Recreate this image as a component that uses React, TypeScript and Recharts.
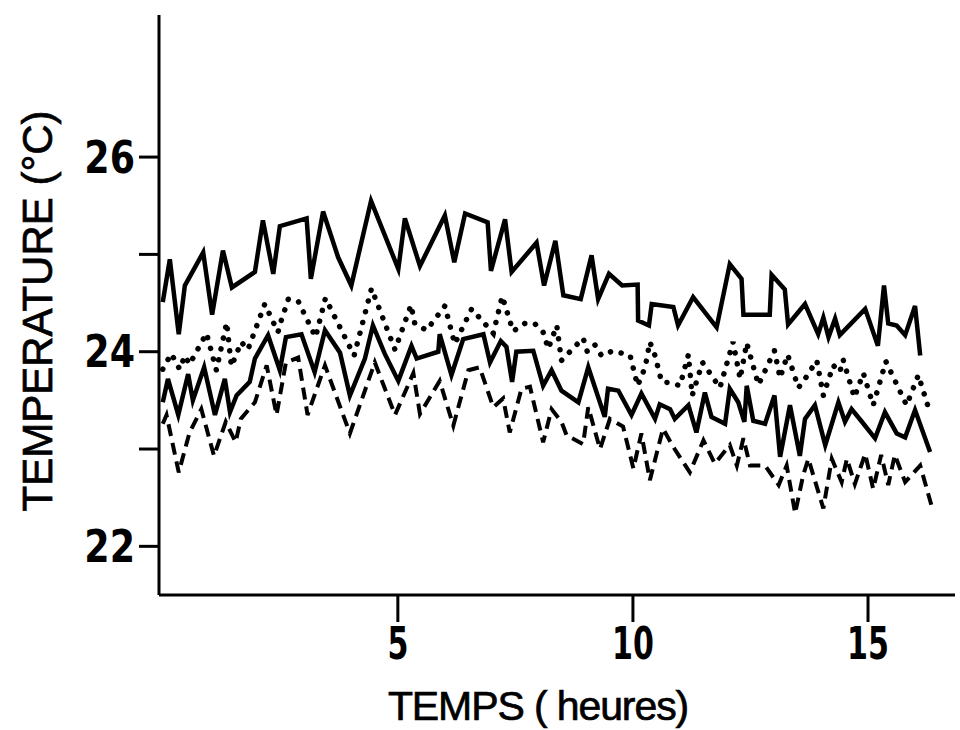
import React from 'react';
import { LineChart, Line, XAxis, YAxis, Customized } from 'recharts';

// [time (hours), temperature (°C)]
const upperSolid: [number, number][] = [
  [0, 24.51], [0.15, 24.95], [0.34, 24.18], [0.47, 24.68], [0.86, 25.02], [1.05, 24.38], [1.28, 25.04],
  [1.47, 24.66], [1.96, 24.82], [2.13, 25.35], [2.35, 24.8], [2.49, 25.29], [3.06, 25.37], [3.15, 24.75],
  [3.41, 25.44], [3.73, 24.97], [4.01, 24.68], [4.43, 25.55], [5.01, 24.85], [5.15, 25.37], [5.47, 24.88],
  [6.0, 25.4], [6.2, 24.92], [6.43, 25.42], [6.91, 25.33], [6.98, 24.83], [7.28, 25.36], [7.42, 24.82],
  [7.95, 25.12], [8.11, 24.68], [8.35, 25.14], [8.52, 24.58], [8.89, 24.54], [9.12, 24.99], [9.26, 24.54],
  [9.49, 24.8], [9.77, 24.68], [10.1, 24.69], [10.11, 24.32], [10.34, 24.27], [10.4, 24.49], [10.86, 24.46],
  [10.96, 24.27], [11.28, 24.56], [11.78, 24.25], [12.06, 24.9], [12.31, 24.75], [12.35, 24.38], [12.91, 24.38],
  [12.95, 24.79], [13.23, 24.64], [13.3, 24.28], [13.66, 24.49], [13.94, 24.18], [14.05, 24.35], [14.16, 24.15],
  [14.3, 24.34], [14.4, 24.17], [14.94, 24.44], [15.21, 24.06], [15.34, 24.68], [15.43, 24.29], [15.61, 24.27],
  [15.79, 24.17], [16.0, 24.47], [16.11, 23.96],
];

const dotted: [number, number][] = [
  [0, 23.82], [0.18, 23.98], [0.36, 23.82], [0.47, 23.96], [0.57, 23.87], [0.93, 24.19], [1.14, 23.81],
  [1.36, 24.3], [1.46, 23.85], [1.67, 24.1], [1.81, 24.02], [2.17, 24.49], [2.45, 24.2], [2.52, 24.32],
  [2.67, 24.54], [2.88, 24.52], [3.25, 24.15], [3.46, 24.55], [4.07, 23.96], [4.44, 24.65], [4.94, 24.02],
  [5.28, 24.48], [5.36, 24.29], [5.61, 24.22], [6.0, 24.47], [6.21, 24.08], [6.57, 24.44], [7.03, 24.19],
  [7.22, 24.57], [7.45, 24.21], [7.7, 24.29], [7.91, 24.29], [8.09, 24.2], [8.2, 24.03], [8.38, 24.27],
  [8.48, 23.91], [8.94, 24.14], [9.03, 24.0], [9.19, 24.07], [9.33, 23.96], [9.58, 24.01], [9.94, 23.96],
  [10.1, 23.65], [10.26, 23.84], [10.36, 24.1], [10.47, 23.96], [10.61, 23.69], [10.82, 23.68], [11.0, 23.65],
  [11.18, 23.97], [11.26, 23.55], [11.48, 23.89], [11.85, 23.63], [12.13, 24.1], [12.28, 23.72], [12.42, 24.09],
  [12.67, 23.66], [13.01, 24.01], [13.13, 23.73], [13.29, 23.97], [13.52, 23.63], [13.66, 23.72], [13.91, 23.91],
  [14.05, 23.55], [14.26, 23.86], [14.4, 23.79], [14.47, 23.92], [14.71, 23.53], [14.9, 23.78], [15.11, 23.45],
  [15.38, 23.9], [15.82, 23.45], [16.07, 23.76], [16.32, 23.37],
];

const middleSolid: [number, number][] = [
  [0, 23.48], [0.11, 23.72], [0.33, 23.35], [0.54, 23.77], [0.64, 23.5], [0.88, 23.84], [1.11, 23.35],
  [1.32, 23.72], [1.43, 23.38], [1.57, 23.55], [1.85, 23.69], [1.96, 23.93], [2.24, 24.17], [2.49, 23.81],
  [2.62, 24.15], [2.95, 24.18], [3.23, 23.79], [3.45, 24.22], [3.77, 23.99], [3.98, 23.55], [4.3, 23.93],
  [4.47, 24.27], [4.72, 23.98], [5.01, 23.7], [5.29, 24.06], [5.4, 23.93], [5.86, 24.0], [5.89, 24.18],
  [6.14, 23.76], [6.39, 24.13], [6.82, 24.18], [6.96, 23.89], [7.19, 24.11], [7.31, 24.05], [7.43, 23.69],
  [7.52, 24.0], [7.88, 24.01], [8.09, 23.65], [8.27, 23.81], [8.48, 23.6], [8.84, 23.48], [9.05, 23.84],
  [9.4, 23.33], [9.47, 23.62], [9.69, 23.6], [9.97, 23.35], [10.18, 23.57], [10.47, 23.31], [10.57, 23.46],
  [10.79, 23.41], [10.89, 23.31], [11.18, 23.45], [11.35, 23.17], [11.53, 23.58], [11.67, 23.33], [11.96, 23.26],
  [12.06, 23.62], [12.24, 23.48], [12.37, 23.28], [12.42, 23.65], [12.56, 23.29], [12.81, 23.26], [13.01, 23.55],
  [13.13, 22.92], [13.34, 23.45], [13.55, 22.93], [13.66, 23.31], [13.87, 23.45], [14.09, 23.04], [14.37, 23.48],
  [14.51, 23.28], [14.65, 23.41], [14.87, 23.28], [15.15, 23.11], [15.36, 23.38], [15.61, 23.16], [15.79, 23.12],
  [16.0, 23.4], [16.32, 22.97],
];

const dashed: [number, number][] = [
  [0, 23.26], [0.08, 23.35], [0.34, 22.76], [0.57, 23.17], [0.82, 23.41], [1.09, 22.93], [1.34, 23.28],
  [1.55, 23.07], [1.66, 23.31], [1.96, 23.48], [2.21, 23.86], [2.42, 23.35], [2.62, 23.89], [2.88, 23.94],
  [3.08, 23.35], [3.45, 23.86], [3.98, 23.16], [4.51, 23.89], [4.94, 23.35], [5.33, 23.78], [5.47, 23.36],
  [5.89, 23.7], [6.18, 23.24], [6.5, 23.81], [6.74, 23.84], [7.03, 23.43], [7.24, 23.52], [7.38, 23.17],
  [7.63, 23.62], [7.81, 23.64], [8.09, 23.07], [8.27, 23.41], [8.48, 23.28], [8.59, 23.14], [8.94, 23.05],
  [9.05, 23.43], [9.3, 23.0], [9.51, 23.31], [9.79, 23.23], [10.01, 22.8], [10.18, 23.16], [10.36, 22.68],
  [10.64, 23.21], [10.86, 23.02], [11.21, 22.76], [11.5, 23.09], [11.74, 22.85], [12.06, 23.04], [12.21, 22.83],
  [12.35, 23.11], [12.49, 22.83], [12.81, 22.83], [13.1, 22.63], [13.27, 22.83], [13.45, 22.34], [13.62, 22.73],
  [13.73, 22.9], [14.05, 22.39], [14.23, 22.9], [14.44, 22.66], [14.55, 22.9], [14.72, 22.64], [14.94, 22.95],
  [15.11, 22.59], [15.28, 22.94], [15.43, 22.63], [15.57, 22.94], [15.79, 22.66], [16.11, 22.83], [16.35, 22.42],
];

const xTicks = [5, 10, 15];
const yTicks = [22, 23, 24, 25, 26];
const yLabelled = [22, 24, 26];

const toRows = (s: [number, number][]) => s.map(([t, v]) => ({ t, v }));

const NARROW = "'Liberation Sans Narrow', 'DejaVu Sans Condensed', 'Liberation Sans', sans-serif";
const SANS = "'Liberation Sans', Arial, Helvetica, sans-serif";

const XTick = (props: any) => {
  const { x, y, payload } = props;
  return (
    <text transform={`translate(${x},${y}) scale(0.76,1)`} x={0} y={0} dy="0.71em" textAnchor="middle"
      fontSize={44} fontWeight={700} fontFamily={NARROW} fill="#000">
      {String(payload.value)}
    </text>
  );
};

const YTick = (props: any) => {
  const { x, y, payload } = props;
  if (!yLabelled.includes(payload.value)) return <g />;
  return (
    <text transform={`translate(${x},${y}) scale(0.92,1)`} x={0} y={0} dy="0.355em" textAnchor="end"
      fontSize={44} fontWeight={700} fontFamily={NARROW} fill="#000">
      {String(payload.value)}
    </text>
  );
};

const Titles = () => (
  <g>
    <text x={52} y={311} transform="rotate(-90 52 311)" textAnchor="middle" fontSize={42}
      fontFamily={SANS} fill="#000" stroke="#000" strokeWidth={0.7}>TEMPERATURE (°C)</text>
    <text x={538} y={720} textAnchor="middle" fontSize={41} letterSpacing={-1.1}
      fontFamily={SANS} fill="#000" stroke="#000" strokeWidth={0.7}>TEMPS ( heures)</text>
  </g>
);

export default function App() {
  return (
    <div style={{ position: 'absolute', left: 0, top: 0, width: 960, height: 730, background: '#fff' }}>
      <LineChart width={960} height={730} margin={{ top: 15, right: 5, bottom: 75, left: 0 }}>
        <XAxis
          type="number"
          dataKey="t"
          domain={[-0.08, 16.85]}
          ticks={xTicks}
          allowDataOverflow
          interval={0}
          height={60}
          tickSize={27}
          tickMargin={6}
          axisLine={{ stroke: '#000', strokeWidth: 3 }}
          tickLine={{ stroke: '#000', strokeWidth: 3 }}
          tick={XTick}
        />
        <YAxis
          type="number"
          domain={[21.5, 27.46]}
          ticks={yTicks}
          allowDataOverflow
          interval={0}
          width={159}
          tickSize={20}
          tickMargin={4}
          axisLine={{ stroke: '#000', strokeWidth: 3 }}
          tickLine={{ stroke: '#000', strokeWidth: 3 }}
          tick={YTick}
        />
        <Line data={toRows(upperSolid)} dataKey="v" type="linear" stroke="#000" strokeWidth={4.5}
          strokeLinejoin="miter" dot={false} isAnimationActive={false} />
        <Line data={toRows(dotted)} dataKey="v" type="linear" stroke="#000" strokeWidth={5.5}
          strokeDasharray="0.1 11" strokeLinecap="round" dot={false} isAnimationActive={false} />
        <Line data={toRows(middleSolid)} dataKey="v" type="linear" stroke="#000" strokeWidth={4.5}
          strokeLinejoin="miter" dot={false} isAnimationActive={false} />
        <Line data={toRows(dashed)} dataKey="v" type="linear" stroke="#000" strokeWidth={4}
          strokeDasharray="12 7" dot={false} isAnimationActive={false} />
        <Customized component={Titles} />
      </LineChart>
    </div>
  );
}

# WHAT THE TASK ASKS:
Pictures excluded, repeat exactly the lines from the top of the material through the line with "XAxis, YAxis, Customized", including both of those lines.

# TASK ANSWER:
Recreate this image as a component that uses React, TypeScript and Recharts.
import React from 'react';
import { LineChart, Line, XAxis, YAxis, Customized } from 'recharts';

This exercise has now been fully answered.